Oleh: Saniati
Linimasanews.id—Kebijakan pemerintah yang akan menutup layanan top up pulsa dan game online dalam memberantas judi daring menuai pro dan kontra di tengah masyarakat. Sejumlah pemilik counter layanan pembelian pulsa dan top up mengaku keberatan jika kebijakan tersebut sepenuhnya dilaksanakan.
“Kalau mau memberantas judi online (judol), ya bandarnya. Lalu bagaimana dengan nasib kami dengan usaha-usaha kecil begini? Toh, yang kita kejar juga berapa ribu perak (rupiah),” kata Putra, pemilik gerai pelayanan pembelian pulsa di Jalan Tempuling, Kelurahan Sidorejo Hilir, Kecamatan Medan Tembung, Kota Medan saat ditemui mistar.id, pada Jumat (21/6/24) siang.
Hari ini, praktik perjudian masih saja eksis bahkan makin berkembang. Seiring dengan perkembangan zaman dan teknologi di era digitalisasi ini, banyak bermunculan judi online.
Penyakit ini bukan hanya menjangkit orang dewasa dan anak-anak, tetapi juga sudah sampai pada ibu-ibu rumah tangga. Game online yang berbau perjudian pada saat ini juga tidak memandang masyarakat , baik itu di kalangan bawah, menengah, atau kalangan atas sekalipun.

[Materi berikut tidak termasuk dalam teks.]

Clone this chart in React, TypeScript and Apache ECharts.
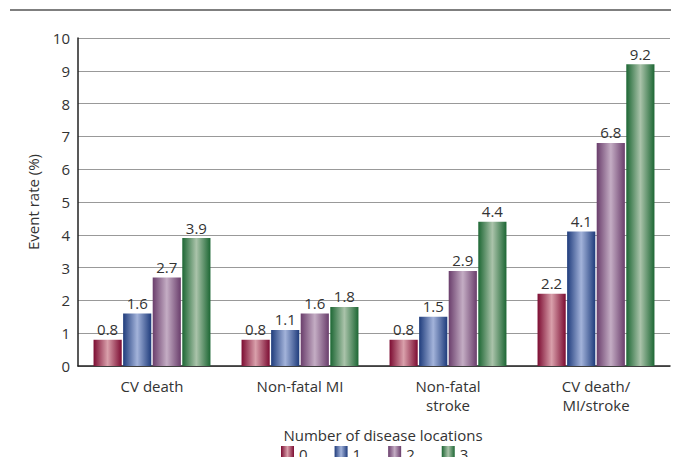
import React, { useEffect, useRef } from "react";
import * as echarts from "echarts";

const categories = ["CV death", "Non-fatal MI", "Non-fatal\nstroke", "CV death/\nMI/stroke"];
const seriesNames = ["0", "1", "2", "3"];
const loc0 = [0.8, 0.8, 0.8, 2.2];
const loc1 = [1.6, 1.1, 1.5, 4.1];
const loc2 = [2.7, 1.6, 2.9, 6.8];
const loc3 = [3.9, 1.8, 4.4, 9.2];
const seriesData = [loc0, loc1, loc2, loc3];
const palette = [
  ["#7c0c32", "#d9a0ab"],
  ["#1f3c7c", "#a3b3da"],
  ["#6a3e6c", "#c4adc4"],
  ["#1d6734", "#aac3aa"],
];

const FONT = "'Open Sans', 'Liberation Sans', sans-serif";

function grad(dark: string, light: string) {
  return new echarts.graphic.LinearGradient(0, 0, 1, 0, [
    { offset: 0, color: dark },
    { offset: 0.5, color: light },
    { offset: 1, color: dark },
  ]);
}

export default function App() {
  const ref = useRef<HTMLDivElement>(null);
  useEffect(() => {
    if (!ref.current) return;
    const chart = echarts.init(ref.current, null, { renderer: "svg" });
    chart.setOption({
      animation: false,
      textStyle: { fontFamily: FONT },
      grid: { left: 78, right: 9, top: 38, bottom: 99, containLabel: false },
      title: {
        text: "Number of disease locations",
        left: 378,
        textAlign: "center",
        top: 422,
        textStyle: { fontFamily: FONT, fontSize: 15, fontWeight: "normal", color: "#333" },
      },
      legend: {
        data: seriesNames,
        top: 444,
        left: 276,
        padding: [2, 5, 2, 5],
        itemWidth: 13,
        itemHeight: 15,
        itemGap: 27,
        icon: "rect",
        textStyle: { fontFamily: FONT, fontSize: 15, color: "#333" },
      },
      graphic: [
        {
          type: "line",
          shape: { x1: 10, y1: 10, x2: 679, y2: 10 },
          style: { stroke: "#555", lineWidth: 1.5 },
        },
      ],
      xAxis: {
        type: "category",
        data: categories,
        axisLine: { lineStyle: { color: "#222", width: 1.5 } },
        axisTick: { show: false },
        axisLabel: { fontFamily: FONT, fontSize: 15, color: "#333", margin: 10, lineHeight: 19 },
      },
      yAxis: {
        type: "value",
        min: 0,
        max: 10,
        interval: 1,
        name: "Event rate (%)",
        nameLocation: "middle",
        nameGap: 38,
        nameTextStyle: { fontFamily: FONT, fontSize: 15, color: "#333" },
        axisLine: { show: true, lineStyle: { color: "#222", width: 1.5 } },
        axisTick: { show: false },
        axisLabel: { fontFamily: FONT, fontSize: 15, color: "#333", margin: 8 },
        splitLine: { lineStyle: { color: "#999", width: 1.2 } },
      },
      series: seriesData.map((d, i) => ({
        name: seriesNames[i],
        type: "bar",
        data: d,
        barGap: "5%",
        barCategoryGap: "21%",
        itemStyle: { color: grad(palette[i][0], palette[i][1]) },
        label: {
          show: true,
          position: "top",
          distance: 3,
          fontFamily: FONT,
          fontSize: 15,
          color: "#333",
        },
      })),
    });
    return () => chart.dispose();
  }, []);
  return <div ref={ref} style={{ width: 679, height: 465, margin: -8 }} />;
}
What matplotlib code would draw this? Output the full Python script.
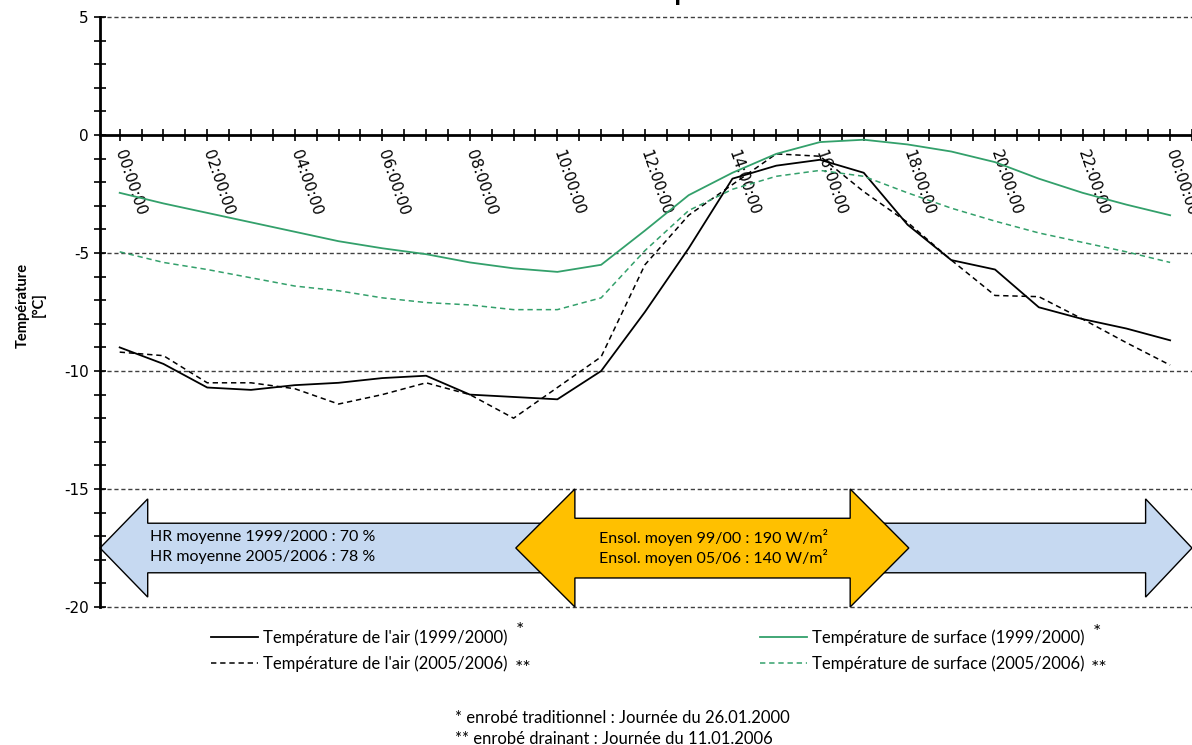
import numpy as np
import matplotlib.pyplot as plt
from matplotlib.patches import Polygon
from matplotlib.ticker import FixedLocator, MultipleLocator

plt.rcParams['axes.unicode_minus'] = False
plt.rcParams['font.family'] = ['DejaVu Sans']
police = ['Lato', 'DejaVu Sans']

heures = np.arange(25)
heures_labels = np.arange(0, 25, 2)
labels_x = ["%02d:00:00" % (h % 24) for h in heures_labels]

# températures
air_1999 = [-9.0, -9.7, -10.7, -10.8, -10.6, -10.5, -10.3, -10.2, -11.0, -11.1, -11.2, -10.0,
            -7.5, -4.8, -1.85, -1.3, -1.05, -1.6, -3.8, -5.3, -5.7, -7.3, -7.8, -8.2, -8.7]
air_2005 = [-9.2, -9.35, -10.5, -10.5, -10.75, -11.4, -11.0, -10.5, -11.0, -12.0, -10.7, -9.4,
            -5.5, -3.4, -2.1, -0.8, -0.9, -2.4, -3.7, -5.3, -6.8, -6.85, -7.8, -8.8, -9.75]
surf_1999 = [-2.45, -2.9, -3.3, -3.7, -4.1, -4.5, -4.8, -5.05, -5.4, -5.65, -5.8, -5.5,
             -4.05, -2.55, -1.6, -0.8, -0.3, -0.2, -0.4, -0.7, -1.15, -1.85, -2.45, -2.95, -3.4]
surf_2005 = [-4.95, -5.4, -5.7, -6.05, -6.4, -6.6, -6.9, -7.1, -7.2, -7.4, -7.4, -6.9,
             -4.9, -3.2, -2.3, -1.75, -1.5, -1.75, -2.45, -3.1, -3.65, -4.15, -4.55, -4.95, -5.4]

vert = '#33A06B'

fig = plt.figure(figsize=(11.92, 7.45), dpi=100)
ax = fig.add_axes([100 / 1192, 138 / 745, 1092 / 1192, 590 / 745])
ax.set_xlim(-0.45, 24.5)
ax.set_ylim(-20, 5)

# flèches (HR et ensoleillement)
bleu = Polygon([(-0.45, -17.5), (0.64, -15.42), (0.64, -16.45), (23.44, -16.45), (23.44, -15.42),
                (24.5, -17.5), (23.44, -19.58), (23.44, -18.55), (0.64, -18.55), (0.64, -19.58)],
               closed=True, facecolor='#C6D9F1', edgecolor='black', lw=1, zorder=1, clip_on=False)
ax.add_patch(bleu)
orange = Polygon([(9.05, -17.5), (10.4, -15.0), (10.4, -16.24), (16.69, -16.24), (16.69, -15.0),
                  (18.03, -17.5), (16.69, -20.0), (16.69, -18.77), (10.4, -18.77), (10.4, -20.0)],
                 closed=True, facecolor='#FFC000', edgecolor='black', lw=1, zorder=1.5, clip_on=False)
ax.add_patch(orange)
ax.text(0.7, -17.05, "HR moyenne 1999/2000 : 70 %", family=police, fontsize=11.5, va='center', zorder=3)
ax.text(0.7, -17.9, "HR moyenne 2005/2006 : 78 %", family=police, fontsize=11.5, va='center', zorder=3)
ax.text(10.95, -17.05, "Ensol. moyen 99/00 : 190 W/m²", family=police, fontsize=11.5, va='center', zorder=3)
ax.text(10.95, -17.9, "Ensol. moyen 05/06 : 140 W/m²", family=police, fontsize=11.5, va='center', zorder=3)

l1, = ax.plot(heures, air_1999, color='black', lw=1.3, label="Température de l'air (1999/2000)", zorder=4)
l2, = ax.plot(heures, air_2005, color='black', lw=1.1, ls=(0, (3.5, 2.5)), label="Température de l'air (2005/2006)", zorder=4)
l3, = ax.plot(heures, surf_1999, color=vert, lw=1.3, label="Température de surface (1999/2000)", zorder=4)
l4, = ax.plot(heures, surf_2005, color=vert, lw=1.1, ls=(0, (3.5, 2.5)), label="Température de surface (2005/2006)", zorder=4)

# axes
for s in ['top', 'right']:
    ax.spines[s].set_visible(False)
ax.spines['bottom'].set_position(('data', 0))
ax.spines['bottom'].set_linewidth(2)
ax.spines['left'].set_linewidth(2)
for y in [5, -5, -10, -15, -20]:
    ax.axhline(y, ls=(0, (3, 2)), color='#404040', lw=1, zorder=0, clip_on=False)

ax.xaxis.set_major_locator(FixedLocator(heures_labels))
ax.xaxis.set_minor_locator(FixedLocator(np.arange(-0.5, 24.6, 0.5)))
ax.set_xticklabels(labels_x, rotation=-71, ha='left', va='center', rotation_mode='anchor',
                   fontsize=11, family='DejaVu Sans')
ax.yaxis.set_major_locator(MultipleLocator(5))
ax.yaxis.set_minor_locator(MultipleLocator(1))
ax.tick_params(axis='both', which='both', direction='inout', length=8, width=1.2)
ax.tick_params(axis='y', labelsize=11, pad=4)
ax.tick_params(axis='x', pad=7)

fig.text(31 / 1192, 1 - 305 / 745, "Température\n[°C]", rotation=90, ha='center', va='center',
         family=police, fontsize=10.5, fontweight='bold', linespacing=1.15)

# titre coupé en haut, comme dans l'original
fig.text(0.51, 1.0, "Evolution de la température", ha='center', va='baseline',
         family=police, fontsize=20, fontweight='bold')

leg1 = fig.legend(handles=[l1, l2], loc='center left', bbox_to_anchor=(211 / 1192, 1 - 650.5 / 745),
                  frameon=False, prop={'family': police, 'size': 12}, handlelength=2.8,
                  handletextpad=0.3, labelspacing=0.6, borderpad=0, borderaxespad=0)
leg2 = fig.legend(handles=[l3, l4], loc='center left', bbox_to_anchor=(760 / 1192, 1 - 650.5 / 745),
                  frameon=False, prop={'family': police, 'size': 12}, handlelength=2.8,
                  handletextpad=0.3, labelspacing=0.6, borderpad=0, borderaxespad=0)

for x, y, t in [(520, 631, "*"), (523, 668, "**"), (1097, 633, "*"), (1099, 668, "**")]:
    fig.text(x / 1192, 1 - y / 745, t, ha='center', va='center', family=police, fontsize=14)

fig.text(455 / 1192, 1 - 718 / 745, "* enrobé traditionnel : Journée du 26.01.2000",
         family=police, fontsize=12, va='center')
fig.text(455 / 1192, 1 - 739 / 745, "** enrobé drainant : Journée du 11.01.2006",
         family=police, fontsize=12, va='center')

fig.savefig('out.png', dpi=100)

Untuk kalangan bawah- menengah, mereka merasa kehilangan mata pencaharian mereka apabila kebijakan ini benar- benar dilaksanakan. Karena situs dari game online atau judi online adalah tempat mereka meraih pundi-pundi rupiah untuk memenuhi keberlangsungan hidup mereka.
Inilah hasil dari penerapan sistem yang salah, yaitu sekularisme (pemisahan agama dari kehidupan), dan kapitalisme (meraih untung sebanyak-banyak nya). Sistem ini memandang judi sebagai ajang bisnis, apalagi di tengah sulitnya mendapatkan lapangan pekerjaan. Judi online dijadikan jalan pintas untuk mendapatkan uang.
Banyak faktor pendorong mengapa masyarakat makin larut dalam hal ini, yaitu karena keinginan seseorang untuk mendapatkan uang dengan cara mudah dan cepat tanpa harus bekerja. Biaya hidup yang makin tinggi membuat seseorang menjadikan judi online sebagai jalan keluar tanpa memikirkan risiko, kurangnya pengawasan orang tua bagi anak-anak dan para remaja, faktor lingkungan masyarakat, dan di tambah lagi mudah nya saat ini dalam pengaksesan judi online. Akan tetapi, faktor yang paling utama adalah peran negara yang kurang maksimal dalam pemberantasan judi online.
Dampak negatif yang ditimbulkan juga beraneka ragam, di antaranya dapat merusak pola pikir dan pola sikap masyarakat, terutama pada generasi muda saat ini, menambah angka perceraian, menimbulkan kriminalitas seperti pencurian atau perampokan untuk mendapatkan uang secara instan sebagai pemenuhan judi online yang bersifat candu, dan sebagainya.
Sistem sekularisme telah gagal membina dan mendidik masyarakat untuk menjauhi aktivitas yang dilarang agama, termasuk judi. Sekularisme juga telah membuat masyarakat tidak mengenal aturan Allah Swt. Masyarakat hanya mengenal keuntungan materi tanpa mengenal rambu-rambu syarak.
Sangat berbeda ketika kehidupan ini diatur dengan sistem Islam. Sistem Islam adalah sistem yang melindungi masyarakat dari tindakan yang merusak. Dalam Islam, judi jelas haram karena suatu perbuatan yang dilarang oleh Allah Swt. Sebagaimana firman Allah:
“Wahai orang-orang yang beriman, sesungguhnya minuman keras, berjudi (berkurban untuk) berhala dan mengundi nasib untuk anak panah adalah perbuatan keji dan termasuk perbuatan syaitan, maka jauhilah (perbuatan- perbuatan) itu agar kamu beruntung.” (QS. Al-Maidah :90)
Islam juga menjamin kesejahteraan masyarakat melalui sistem ekonomi, termasuk menyediakan sebanyak-banyaknya lapangan pekerjaan. Jaminan ini akan menutup celah masyarakat mencari harta yang haram.
Islam juga memberikan sanksi tegas kepada pelaku perjudian yang memberikan efek jera. Oleh karena itu, Islam tidak akan membiarkan bibit perjudian online atau offline ada di tengah-tengah masyarakat. Sehingga, umat dapat terselamatkan dari perkara yang dilarang Allah Swt.